O cineasta integral
O cineasta Walter Hugo Khouri produziu uma obra autoral com grande sucesso comercial, de modo inédito no cinema brasileiro
Existe uma divisão bastante clara entre o cinema comercial e o cinema autoral, inclusive circuitos diferentes exibem cada tipo de filme. Como se sabe, o cinema autoral tem no diretor a principal força criativa, enquanto no cinema comercial o diretor é parte de uma engrenagem dentro dos grandes estúdios.
Existem intercessões entre esses dois circuitos: os filmes de Quentin Tarantino, por exemplo, são autorais e dispuseram da estrutura dos grandes estúdios. O mesmo teve Stanley Kubrick. Não raro acontece também de um filme fazer sucesso no circuito alternativo e chegar ao comercial.
Mas existe um cineasta brasileiro que realizou uma obra profundamente autoral e obteve grande sucesso comercial. Não consigo pensar em nenhum caso semelhante em nosso país. Trata-se de Walter Hugo Khouri.
O cineasta paulistano deixou uma vasta obra, são cerca de 26 filmes, e obteve grandes sucessos comerciais, atingindo milhões de espectadores, sem precisar comprometer a sua produção com os lugares-comuns do cinema comercial.
Khouri tinha também um excepcional versatilidade: poderia ocupar todas as funções de um filme: produção, direção de fotografia, câmera, roteiro, direção etc. Ele precisou inventar um codinome para colocar nos créditos – Rupert Khouri – para não ficar repetindo o próprio nome em diversas funções. Dizia que podia fazer um filme inteiro em sua casa, com uma câmera.
Ao mesmo tempo, tratava de temas extremamente complexos como filosofia e psicanálise – a única referência cinematográfica que já vi ao Teste de Szondi foi num filme seu – sem jamais ser hermético, muito pelo contrário.

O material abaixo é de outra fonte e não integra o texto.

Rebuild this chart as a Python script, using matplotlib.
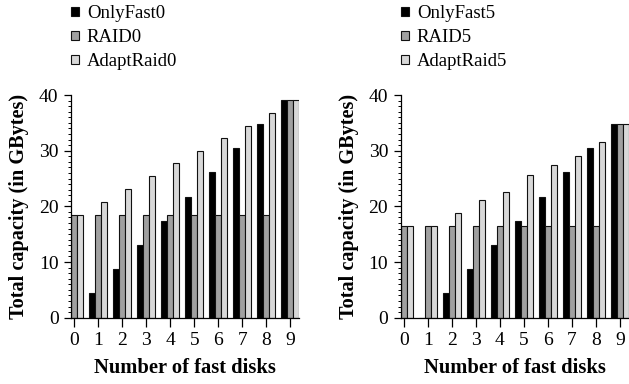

Walter Hugo Khouri conseguiu produzir uma obra com uma grande densidade intelectual e psicológica, sem nenhuma forma de pedantismo – os enredos dos seus filmes são atrativos por si mesmos. Ele usava trilhas sonoras originais, compostas por Rogério Duprat, por exemplo, mas também musica clássica e jazz. Tinha um conhecimento musical muito grande e sabia desencavar peças desconhecidas.
Khouri trouxe ao cinema brasileiro um novo patamar de profissionalismo não só no aspecto técnico, mas no artístico mesmo: na escolha dos atores (chama atenção a beleza das atrizes que ele introduzia em seus filmes), na decupagem das cenas, na abordagem de temas complicados como incesto, por exemplo, e na ilustração de teorias psicológicas como a de Carl Gustav Jung, que ele usa no filme As Deusas.
Ele chegou a fazer filmes de gênero – como soft porn (que muitas vezes foram classificados como pornochancadas), suspense e terror. Mas todos são profundamente autorais, é possível ver a sua marca em cada plano. Alguns dos seus filmes – como Amor, estranho amor, que virou polêmico por causa de Xuxa– tiveram milhões de espectadores. É como se o cineasta fosse ele próprio uma indústria do cinema. Não é à toa que a Companhia Vera Cruz, que foi uma tentativa de fazer um grande estúdio de cinema no Brasil, foi comprada pelo cineasta e até hoje pertence à sua família.